Written task: Lines containing the word "this" are to be located and copied.

[Source code of charts]
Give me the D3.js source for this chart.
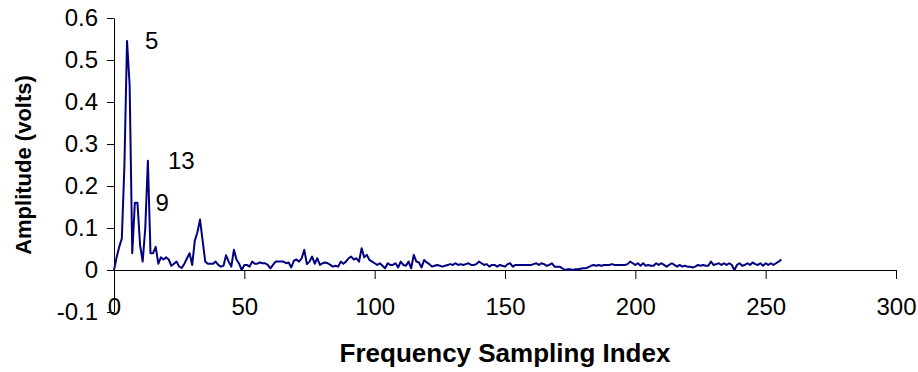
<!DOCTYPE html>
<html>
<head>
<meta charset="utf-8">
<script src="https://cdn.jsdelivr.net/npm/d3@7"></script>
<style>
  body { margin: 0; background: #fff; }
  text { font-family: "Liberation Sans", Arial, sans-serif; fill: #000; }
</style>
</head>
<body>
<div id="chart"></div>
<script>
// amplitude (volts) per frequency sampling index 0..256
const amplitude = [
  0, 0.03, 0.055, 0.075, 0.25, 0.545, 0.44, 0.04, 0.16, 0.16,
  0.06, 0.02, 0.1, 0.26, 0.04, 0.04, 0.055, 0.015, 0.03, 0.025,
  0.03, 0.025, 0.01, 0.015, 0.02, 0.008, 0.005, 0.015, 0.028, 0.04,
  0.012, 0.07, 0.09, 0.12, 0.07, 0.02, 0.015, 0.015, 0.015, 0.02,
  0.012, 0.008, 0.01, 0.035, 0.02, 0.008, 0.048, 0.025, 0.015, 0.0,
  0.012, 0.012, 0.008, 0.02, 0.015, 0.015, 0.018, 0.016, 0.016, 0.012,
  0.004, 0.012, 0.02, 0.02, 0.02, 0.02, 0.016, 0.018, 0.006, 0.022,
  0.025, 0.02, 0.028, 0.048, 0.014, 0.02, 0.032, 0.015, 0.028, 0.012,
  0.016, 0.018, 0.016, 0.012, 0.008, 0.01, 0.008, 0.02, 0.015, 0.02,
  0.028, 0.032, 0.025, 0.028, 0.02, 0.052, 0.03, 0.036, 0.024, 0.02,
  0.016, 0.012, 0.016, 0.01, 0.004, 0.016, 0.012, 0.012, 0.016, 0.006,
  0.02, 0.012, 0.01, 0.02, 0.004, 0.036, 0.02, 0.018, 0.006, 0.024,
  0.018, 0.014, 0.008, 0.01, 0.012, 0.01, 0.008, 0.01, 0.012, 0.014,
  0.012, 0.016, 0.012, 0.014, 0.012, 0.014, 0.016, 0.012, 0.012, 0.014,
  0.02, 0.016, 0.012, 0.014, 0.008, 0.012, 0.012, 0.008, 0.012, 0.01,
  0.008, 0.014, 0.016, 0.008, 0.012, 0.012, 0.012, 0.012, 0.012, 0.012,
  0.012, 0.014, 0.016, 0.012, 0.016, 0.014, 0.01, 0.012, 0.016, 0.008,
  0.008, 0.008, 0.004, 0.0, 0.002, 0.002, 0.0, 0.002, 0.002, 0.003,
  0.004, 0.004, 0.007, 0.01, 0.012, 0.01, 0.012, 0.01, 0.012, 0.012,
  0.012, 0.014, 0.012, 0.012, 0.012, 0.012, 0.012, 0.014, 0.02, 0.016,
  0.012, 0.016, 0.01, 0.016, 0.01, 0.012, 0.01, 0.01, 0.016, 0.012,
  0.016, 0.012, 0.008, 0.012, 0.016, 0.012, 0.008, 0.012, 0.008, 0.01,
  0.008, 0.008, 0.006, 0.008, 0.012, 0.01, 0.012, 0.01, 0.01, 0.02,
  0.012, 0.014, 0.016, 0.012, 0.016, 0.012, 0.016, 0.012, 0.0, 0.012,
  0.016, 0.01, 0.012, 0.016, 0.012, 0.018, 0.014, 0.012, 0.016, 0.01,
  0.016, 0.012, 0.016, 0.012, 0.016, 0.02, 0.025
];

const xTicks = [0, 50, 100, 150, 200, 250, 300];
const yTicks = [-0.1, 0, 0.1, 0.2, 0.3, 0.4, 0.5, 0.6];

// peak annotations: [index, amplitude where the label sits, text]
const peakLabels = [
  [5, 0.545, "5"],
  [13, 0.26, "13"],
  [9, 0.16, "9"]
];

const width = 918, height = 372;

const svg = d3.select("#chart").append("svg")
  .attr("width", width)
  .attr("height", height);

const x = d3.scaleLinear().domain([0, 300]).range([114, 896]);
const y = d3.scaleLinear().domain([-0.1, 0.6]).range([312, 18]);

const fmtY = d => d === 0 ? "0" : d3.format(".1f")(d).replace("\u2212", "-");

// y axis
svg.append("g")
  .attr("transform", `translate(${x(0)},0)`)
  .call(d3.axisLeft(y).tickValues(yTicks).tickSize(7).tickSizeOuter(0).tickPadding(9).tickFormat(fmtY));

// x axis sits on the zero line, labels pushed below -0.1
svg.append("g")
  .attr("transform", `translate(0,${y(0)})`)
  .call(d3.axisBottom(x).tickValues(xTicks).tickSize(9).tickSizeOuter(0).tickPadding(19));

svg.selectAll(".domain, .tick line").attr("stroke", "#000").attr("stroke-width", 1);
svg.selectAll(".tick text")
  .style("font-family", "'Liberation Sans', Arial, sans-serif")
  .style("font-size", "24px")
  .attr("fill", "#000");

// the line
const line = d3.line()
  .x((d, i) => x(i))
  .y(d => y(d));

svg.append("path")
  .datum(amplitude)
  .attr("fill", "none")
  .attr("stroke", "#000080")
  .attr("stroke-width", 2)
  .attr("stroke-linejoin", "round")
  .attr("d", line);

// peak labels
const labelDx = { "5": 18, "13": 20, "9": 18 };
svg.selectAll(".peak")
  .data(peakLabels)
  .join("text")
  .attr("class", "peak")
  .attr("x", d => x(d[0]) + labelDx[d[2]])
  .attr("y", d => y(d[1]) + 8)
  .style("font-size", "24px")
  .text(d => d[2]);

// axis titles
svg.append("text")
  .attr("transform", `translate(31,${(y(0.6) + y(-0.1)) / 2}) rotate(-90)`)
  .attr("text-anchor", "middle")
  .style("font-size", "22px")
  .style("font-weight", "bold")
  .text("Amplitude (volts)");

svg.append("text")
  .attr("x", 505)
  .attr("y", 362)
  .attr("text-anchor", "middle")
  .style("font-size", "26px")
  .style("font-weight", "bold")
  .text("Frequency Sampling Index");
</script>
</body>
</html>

--

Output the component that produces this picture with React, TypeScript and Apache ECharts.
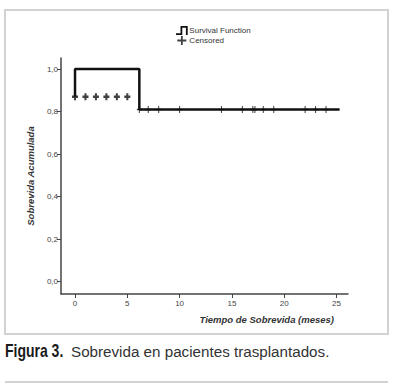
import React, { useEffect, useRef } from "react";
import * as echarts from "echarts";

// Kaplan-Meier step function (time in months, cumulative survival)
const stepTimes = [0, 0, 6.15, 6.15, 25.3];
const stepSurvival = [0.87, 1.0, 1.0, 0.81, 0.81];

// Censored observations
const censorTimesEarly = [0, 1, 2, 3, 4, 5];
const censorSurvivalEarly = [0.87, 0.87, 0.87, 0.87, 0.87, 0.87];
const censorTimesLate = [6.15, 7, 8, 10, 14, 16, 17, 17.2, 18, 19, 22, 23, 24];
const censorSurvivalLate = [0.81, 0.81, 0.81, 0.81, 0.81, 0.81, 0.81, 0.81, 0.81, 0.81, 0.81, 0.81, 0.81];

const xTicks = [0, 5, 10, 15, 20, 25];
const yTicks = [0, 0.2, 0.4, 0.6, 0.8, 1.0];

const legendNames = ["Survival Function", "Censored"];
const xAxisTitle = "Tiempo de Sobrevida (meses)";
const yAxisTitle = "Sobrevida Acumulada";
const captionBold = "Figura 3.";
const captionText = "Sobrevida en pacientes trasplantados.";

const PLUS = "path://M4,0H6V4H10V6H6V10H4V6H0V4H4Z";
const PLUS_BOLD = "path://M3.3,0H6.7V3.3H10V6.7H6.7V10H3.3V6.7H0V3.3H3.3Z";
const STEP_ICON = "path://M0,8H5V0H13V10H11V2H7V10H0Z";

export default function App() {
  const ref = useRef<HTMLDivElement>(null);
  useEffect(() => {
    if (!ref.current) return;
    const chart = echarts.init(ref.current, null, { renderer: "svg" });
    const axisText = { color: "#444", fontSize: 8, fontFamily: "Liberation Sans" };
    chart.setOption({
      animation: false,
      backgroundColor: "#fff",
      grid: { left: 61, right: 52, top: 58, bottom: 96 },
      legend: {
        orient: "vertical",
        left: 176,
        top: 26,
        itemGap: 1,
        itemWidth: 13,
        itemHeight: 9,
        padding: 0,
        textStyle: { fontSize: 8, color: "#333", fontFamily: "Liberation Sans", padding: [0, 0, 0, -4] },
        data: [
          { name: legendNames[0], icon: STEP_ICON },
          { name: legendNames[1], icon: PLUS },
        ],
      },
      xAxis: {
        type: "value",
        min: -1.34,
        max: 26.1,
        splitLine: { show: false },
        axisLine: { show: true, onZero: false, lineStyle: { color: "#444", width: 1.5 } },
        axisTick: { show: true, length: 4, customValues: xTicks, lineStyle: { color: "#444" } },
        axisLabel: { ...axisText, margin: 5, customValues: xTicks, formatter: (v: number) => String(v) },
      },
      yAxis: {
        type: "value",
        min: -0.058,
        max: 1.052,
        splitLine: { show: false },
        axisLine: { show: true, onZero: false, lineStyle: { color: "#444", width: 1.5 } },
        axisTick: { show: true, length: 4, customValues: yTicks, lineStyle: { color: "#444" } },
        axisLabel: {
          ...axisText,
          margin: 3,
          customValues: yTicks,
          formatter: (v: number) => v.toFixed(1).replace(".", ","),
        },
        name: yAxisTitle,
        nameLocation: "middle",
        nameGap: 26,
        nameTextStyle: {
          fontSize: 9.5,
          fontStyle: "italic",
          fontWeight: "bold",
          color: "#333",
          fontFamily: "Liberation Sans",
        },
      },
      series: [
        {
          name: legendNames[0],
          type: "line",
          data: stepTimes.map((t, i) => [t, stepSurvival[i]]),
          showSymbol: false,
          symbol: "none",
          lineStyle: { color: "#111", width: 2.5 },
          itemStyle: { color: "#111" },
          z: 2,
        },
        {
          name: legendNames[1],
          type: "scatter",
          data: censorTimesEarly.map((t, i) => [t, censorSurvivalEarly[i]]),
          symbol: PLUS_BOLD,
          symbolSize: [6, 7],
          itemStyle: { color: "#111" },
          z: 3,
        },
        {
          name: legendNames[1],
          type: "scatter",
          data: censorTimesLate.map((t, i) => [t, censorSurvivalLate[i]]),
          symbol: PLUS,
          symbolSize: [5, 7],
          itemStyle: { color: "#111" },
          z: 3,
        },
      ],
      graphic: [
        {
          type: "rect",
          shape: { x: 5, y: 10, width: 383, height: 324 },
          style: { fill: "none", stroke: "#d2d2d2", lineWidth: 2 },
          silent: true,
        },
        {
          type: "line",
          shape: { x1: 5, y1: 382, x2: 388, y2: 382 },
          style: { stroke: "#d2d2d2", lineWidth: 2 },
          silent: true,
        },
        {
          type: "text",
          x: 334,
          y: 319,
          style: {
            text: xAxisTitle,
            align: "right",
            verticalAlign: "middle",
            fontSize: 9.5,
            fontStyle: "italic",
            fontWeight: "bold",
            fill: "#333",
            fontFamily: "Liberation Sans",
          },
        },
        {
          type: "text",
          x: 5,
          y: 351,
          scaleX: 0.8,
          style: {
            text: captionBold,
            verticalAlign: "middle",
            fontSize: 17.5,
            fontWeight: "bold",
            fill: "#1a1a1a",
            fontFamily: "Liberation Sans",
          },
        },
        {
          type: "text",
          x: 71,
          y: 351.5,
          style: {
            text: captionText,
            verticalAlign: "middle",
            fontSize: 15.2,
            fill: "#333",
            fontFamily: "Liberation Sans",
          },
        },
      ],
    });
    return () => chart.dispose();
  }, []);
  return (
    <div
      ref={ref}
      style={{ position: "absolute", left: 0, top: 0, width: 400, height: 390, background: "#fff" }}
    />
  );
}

==

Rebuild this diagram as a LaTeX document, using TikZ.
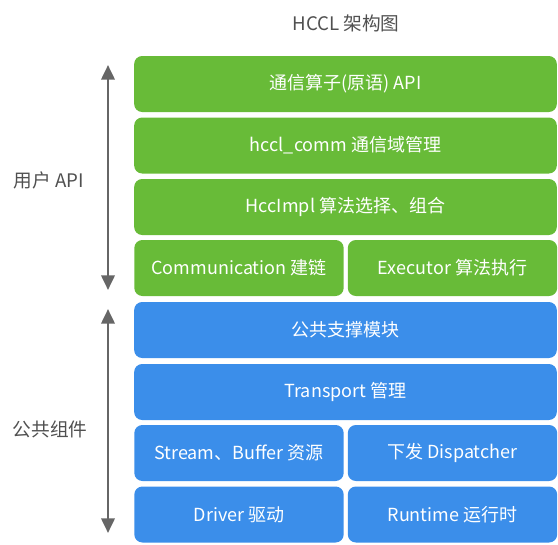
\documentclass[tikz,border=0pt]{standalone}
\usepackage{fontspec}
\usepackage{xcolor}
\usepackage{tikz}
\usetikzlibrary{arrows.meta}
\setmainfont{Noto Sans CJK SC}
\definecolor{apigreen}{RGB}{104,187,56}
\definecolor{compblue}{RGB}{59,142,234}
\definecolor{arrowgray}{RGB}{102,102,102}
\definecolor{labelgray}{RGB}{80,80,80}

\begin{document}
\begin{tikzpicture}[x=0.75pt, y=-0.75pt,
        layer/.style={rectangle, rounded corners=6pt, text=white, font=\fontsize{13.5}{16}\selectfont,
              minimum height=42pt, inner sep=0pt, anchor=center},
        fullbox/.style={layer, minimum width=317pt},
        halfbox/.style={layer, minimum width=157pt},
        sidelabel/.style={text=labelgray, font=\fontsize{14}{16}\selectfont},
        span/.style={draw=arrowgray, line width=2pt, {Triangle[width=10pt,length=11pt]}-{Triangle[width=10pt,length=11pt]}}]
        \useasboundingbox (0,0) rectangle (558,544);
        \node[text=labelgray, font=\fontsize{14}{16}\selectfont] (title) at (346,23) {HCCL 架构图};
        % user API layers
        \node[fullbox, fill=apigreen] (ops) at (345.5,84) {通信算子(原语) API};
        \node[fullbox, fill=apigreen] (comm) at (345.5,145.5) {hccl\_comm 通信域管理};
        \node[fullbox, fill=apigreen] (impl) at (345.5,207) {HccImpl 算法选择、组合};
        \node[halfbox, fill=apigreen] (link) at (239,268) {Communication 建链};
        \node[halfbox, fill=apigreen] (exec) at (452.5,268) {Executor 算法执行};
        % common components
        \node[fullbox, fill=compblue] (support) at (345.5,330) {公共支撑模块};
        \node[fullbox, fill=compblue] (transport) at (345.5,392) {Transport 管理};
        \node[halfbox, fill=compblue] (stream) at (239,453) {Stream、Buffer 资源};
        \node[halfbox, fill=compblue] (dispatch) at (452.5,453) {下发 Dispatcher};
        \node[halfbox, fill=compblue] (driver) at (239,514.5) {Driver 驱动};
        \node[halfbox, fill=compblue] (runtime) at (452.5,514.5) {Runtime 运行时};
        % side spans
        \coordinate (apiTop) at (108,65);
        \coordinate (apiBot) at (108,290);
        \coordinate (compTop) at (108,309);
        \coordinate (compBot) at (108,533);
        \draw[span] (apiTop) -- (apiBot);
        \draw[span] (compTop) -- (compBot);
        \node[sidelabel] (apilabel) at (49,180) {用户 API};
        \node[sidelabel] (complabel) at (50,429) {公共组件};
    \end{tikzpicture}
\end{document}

Correct result:
Give me the D3.js source for this chart.
Output the component that produces this picture with React, TypeScript and Apache ECharts.
Rebuild this diagram as a LaTeX document, using TikZ.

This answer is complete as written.